(Data entries):
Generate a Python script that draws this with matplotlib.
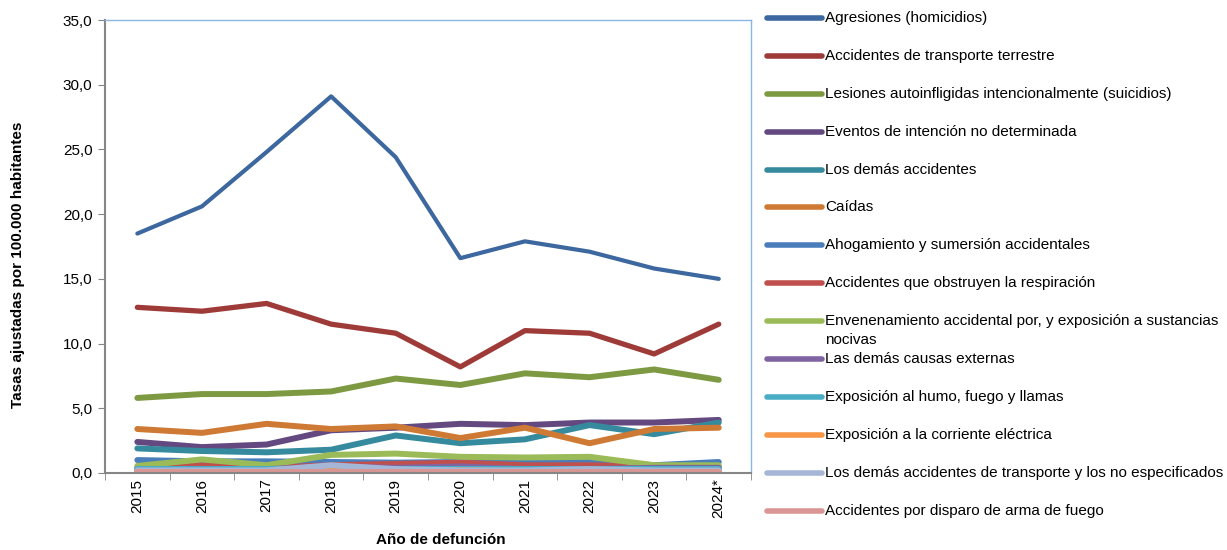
==
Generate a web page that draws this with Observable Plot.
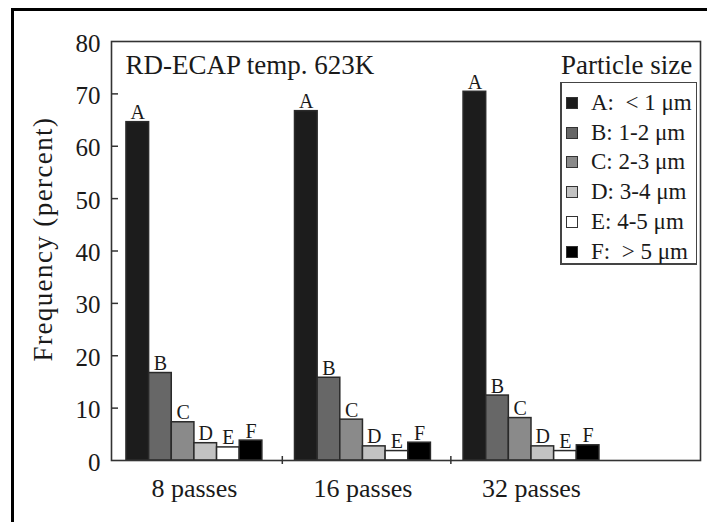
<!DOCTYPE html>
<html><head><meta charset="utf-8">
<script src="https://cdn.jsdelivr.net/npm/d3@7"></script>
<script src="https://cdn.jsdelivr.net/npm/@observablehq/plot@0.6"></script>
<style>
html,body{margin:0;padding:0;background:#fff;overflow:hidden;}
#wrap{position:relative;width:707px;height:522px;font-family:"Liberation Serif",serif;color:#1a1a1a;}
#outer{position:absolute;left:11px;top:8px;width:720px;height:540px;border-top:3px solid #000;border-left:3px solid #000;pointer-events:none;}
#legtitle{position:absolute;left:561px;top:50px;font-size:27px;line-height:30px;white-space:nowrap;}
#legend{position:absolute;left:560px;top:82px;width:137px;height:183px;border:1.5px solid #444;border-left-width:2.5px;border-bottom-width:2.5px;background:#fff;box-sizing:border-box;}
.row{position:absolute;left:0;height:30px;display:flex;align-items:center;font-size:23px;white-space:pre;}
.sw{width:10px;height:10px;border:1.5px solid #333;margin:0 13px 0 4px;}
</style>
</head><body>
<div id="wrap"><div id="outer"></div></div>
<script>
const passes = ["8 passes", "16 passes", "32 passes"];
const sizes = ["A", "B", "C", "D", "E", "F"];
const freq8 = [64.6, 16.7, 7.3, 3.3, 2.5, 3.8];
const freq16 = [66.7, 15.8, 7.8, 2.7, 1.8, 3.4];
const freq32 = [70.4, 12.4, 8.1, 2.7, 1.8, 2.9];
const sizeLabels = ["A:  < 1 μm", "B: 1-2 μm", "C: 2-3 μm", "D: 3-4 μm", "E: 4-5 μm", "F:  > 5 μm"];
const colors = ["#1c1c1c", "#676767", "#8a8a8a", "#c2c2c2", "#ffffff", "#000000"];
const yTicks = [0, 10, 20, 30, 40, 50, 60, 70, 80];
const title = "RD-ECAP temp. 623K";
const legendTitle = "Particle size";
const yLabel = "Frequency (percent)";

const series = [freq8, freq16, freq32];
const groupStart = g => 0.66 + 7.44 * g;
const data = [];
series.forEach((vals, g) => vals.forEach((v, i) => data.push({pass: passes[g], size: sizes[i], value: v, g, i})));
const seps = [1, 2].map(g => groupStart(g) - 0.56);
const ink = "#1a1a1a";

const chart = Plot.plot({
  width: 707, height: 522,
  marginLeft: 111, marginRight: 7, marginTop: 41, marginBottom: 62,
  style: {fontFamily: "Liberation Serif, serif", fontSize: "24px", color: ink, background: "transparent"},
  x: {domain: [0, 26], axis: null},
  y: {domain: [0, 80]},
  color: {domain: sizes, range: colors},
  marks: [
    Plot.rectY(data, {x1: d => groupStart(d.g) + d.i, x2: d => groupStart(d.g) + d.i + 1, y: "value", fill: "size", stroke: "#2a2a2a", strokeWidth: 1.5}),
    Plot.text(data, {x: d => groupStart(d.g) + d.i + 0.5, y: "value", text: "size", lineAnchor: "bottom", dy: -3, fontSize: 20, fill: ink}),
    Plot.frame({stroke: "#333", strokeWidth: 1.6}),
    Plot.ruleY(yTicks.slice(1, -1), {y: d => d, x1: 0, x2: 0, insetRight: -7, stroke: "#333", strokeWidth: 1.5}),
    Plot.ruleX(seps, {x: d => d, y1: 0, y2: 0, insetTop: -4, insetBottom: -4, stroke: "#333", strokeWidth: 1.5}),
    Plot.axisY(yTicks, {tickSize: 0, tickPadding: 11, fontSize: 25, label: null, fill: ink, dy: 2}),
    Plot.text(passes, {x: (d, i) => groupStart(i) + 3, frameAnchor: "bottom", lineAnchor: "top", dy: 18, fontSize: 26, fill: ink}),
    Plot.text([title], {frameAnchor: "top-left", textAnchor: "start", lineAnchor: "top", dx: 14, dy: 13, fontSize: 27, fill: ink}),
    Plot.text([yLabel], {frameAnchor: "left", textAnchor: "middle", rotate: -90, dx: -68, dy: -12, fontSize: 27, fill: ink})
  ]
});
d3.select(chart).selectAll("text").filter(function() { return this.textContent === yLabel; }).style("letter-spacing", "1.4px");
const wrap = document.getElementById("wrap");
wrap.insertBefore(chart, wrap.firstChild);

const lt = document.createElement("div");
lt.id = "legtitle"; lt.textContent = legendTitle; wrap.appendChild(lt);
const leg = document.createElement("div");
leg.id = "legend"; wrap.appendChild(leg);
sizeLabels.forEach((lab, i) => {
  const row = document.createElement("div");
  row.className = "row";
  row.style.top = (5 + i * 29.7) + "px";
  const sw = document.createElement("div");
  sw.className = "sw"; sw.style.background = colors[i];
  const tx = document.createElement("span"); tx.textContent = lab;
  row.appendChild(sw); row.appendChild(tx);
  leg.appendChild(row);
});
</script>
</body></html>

(Directions for this task): How many of the lines in the listing above hold the word "Generate"? Report only that figure.

(Task answer): 2